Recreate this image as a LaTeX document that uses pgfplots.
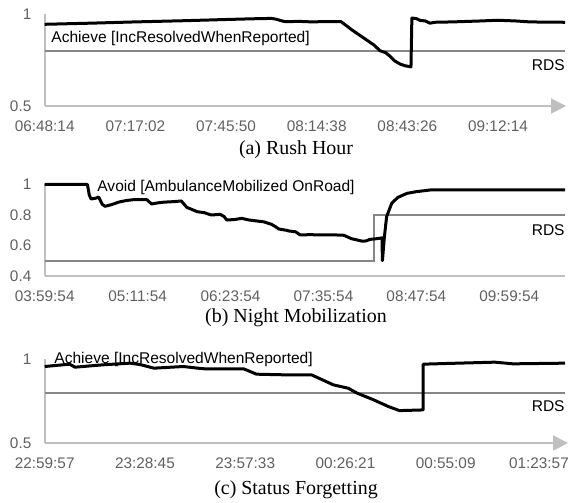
\documentclass[border=0pt]{standalone}
\usepackage{fontspec}
\setmainfont{Liberation Serif}
\newfontfamily\arial{Liberation Sans}
\usepackage{pgfplots}
\pgfplotsset{compat=1.18}
\usetikzlibrary{arrows.meta}

\definecolor{axisgray}{HTML}{BFBFBF}
\definecolor{rdsgray}{HTML}{868686}
\definecolor{labelgray}{HTML}{606060}

\pgfplotsset{
  panel/.style={
    scale only axis, clip=false,
    anchor=south west,
    axis x line=bottom, axis y line=left,
    x axis line style={draw=axisgray, line width=1bp, -{Triangle[width=7.5bp,length=7.5bp]}},
    y axis line style={draw=axisgray, line width=1bp, -},
    xmin=0, ymax=1,
    xtick={0,...,5},
    major tick length=0pt, tick style={draw=none},
    tick label style={font=\fontsize{7.7}{9}\arial, text=labelgray, inner sep=0pt},
    xticklabel style={anchor=north, yshift=-7bp},
    yticklabel style={anchor=east, xshift=-6.5bp},
  },
}
\tikzset{
  rds/.style={rdsgray, line width=1bp},
  goal/.style={black, line width=1.5bp, line join=round},
  note/.style={font=\fontsize{7.8}{9}\arial, inner sep=0pt},
}

\begin{document}
\begin{tikzpicture}
\useasboundingbox (0,0) rectangle (285.5bp,251.5bp);

% (a) Rush Hour
\begin{axis}[panel, at={(22.35bp,198.5bp)}, width=260.65bp, height=46bp,
  xmax=5.75, ymin=0.5, ytick={0.5,1}, yticklabels={0.5,1},
  xticklabels={06:48:14,07:17:02,07:45:50,08:14:38,08:43:26,09:12:14}]
\addplot[rds] coordinates {(0,0.8) (5.74,0.8)};
\addplot[goal] coordinates {
  (0,0.944) (0.5,0.950) (1.0,0.957) (1.5,0.963) (2.0,0.970) (2.3,0.974)
  (2.5,0.976) (2.55,0.972) (2.62,0.962) (2.66,0.958) (2.8,0.960) (2.95,0.957)
  (3.1,0.959) (3.27,0.958) (3.39,0.913) (3.55,0.859) (3.63,0.832) (3.70,0.800)
  (3.76,0.790) (3.81,0.770) (3.86,0.745) (3.92,0.728) (3.98,0.718) (4.04,0.713)
  (4.05,0.978) (4.10,0.975) (4.14,0.965) (4.20,0.962) (4.25,0.950) (4.30,0.955)
  (4.5,0.957) (4.8,0.962) (5.0,0.966) (5.2,0.962) (5.35,0.957) (5.5,0.956)
  (5.74,0.955)};
\node[note, anchor=west] at (axis cs:0.07,0.868) {Achieve [IncResolvedWhenReported]};
\node[note, anchor=east] at (axis cs:5.74,0.723) {RDS};
\end{axis}

% (b) Night Mobilization
\begin{axis}[panel, at={(22.35bp,113.5bp)}, width=260.15bp, height=45.75bp,
  x axis line style={-},
  xmax=5.60, ymin=0.4, ytick={0.4,0.6,0.8,1}, yticklabels={0.4,0.6,0.8,1},
  xticklabels={03:59:54,05:11:54,06:23:54,07:35:54,08:47:54,09:59:54}]
\addplot[rds] coordinates {(0,0.5) (3.54,0.5) (3.54,0.8) (5.60,0.8)};
\addplot[goal] coordinates {
  (0,1) (0.46,1) (0.48,0.93) (0.50,0.905) (0.55,0.91) (0.58,0.918) (0.62,0.87)
  (0.65,0.857) (0.72,0.868) (0.80,0.885) (0.88,0.895) (0.95,0.900) (1.10,0.900)
  (1.15,0.872) (1.20,0.878) (1.28,0.884) (1.40,0.888) (1.47,0.892) (1.53,0.850)
  (1.57,0.840) (1.64,0.822) (1.72,0.815) (1.79,0.800) (1.89,0.804) (1.93,0.790)
  (1.96,0.767) (2.04,0.770) (2.12,0.778) (2.20,0.767) (2.28,0.761) (2.36,0.755)
  (2.44,0.739) (2.48,0.725) (2.52,0.708) (2.60,0.700) (2.63,0.695) (2.70,0.690)
  (2.75,0.669) (2.85,0.671) (2.99,0.669) (3.10,0.670) (3.22,0.667) (3.30,0.645)
  (3.42,0.628) (3.46,0.630) (3.50,0.640) (3.58,0.645) (3.63,0.650) (3.635,0.50)
  (3.655,0.65) (3.68,0.789) (3.735,0.877) (3.80,0.915) (3.90,0.942) (4.0,0.953)
  (4.15,0.964) (5.60,0.964)};
\node[note, anchor=west] at (axis cs:0.563,0.979) {Avoid [AmbulanceMobilized OnRoad]};
\node[note, anchor=east] at (axis cs:5.60,0.702) {RDS};
\end{axis}

% (c) Status Forgetting
\begin{axis}[panel, at={(22.35bp,30bp)}, width=261.65bp, height=41.75bp,
  xmax=5.22, ymin=0.5, ytick={0.5,1}, yticklabels={0.5,1},
  xtick={0,1,2,3,4,4.93},
  xticklabels={22:59:57,23:28:45,23:57:33,00:26:21,00:55:09,01:23:57}]
\addplot[rds] coordinates {(0,0.8) (5.19,0.8)};
\addplot[goal] coordinates {
  (0,0.958) (0.248,0.972) (0.303,0.954) (0.578,0.968) (0.851,0.978) (0.95,0.970)
  (1.089,0.948) (1.382,0.958) (1.528,0.948) (1.60,0.944) (1.985,0.944)
  (2.113,0.912) (2.405,0.908) (2.662,0.908) (2.88,0.848) (3.027,0.828)
  (3.118,0.798) (3.283,0.758) (3.429,0.718) (3.539,0.694) (3.776,0.698)
  (3.776,0.972) (4.124,0.978) (4.489,0.984) (4.672,0.974) (5.19,0.978)};
\node[note, anchor=west] at (axis cs:0.093,1.0) {Achieve [IncResolvedWhenReported]};
\node[note, anchor=east] at (axis cs:5.19,0.718) {RDS};
\end{axis}

\node[font=\fontsize{10}{12}\selectfont] at (148bp,176.5bp) {(a) Rush Hour};
\node[font=\fontsize{10}{12}\selectfont] at (148bp,92.5bp) {(b) Night Mobilization};
\node[font=\fontsize{10}{12}\selectfont] at (148bp,6.5bp) {(c) Status Forgetting};
\end{tikzpicture}
\end{document}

┄┄┄┄┄┄┄┄┄┄┄┄┄┄┄┄┄┄┄┄

→ **EXERCISE AIM**
Extract, word for word, each line from the top of the data down to and including the line with "(0,0) rectangle (285.5bp,251.5bp);"; skip the pictures.

→ **FULL RESPONSE**
Recreate this image as a LaTeX document that uses pgfplots.
\documentclass[border=0pt]{standalone}
\usepackage{fontspec}
\setmainfont{Liberation Serif}
\newfontfamily\arial{Liberation Sans}
\usepackage{pgfplots}
\pgfplotsset{compat=1.18}
\usetikzlibrary{arrows.meta}

\definecolor{axisgray}{HTML}{BFBFBF}
\definecolor{rdsgray}{HTML}{868686}
\definecolor{labelgray}{HTML}{606060}

\pgfplotsset{
  panel/.style={
    scale only axis, clip=false,
    anchor=south west,
    axis x line=bottom, axis y line=left,
    x axis line style={draw=axisgray, line width=1bp, -{Triangle[width=7.5bp,length=7.5bp]}},
    y axis line style={draw=axisgray, line width=1bp, -},
    xmin=0, ymax=1,
    xtick={0,...,5},
    major tick length=0pt, tick style={draw=none},
    tick label style={font=\fontsize{7.7}{9}\arial, text=labelgray, inner sep=0pt},
    xticklabel style={anchor=north, yshift=-7bp},
    yticklabel style={anchor=east, xshift=-6.5bp},
  },
}
\tikzset{
  rds/.style={rdsgray, line width=1bp},
  goal/.style={black, line width=1.5bp, line join=round},
  note/.style={font=\fontsize{7.8}{9}\arial, inner sep=0pt},
}

\begin{document}
\begin{tikzpicture}
\useasboundingbox (0,0) rectangle (285.5bp,251.5bp);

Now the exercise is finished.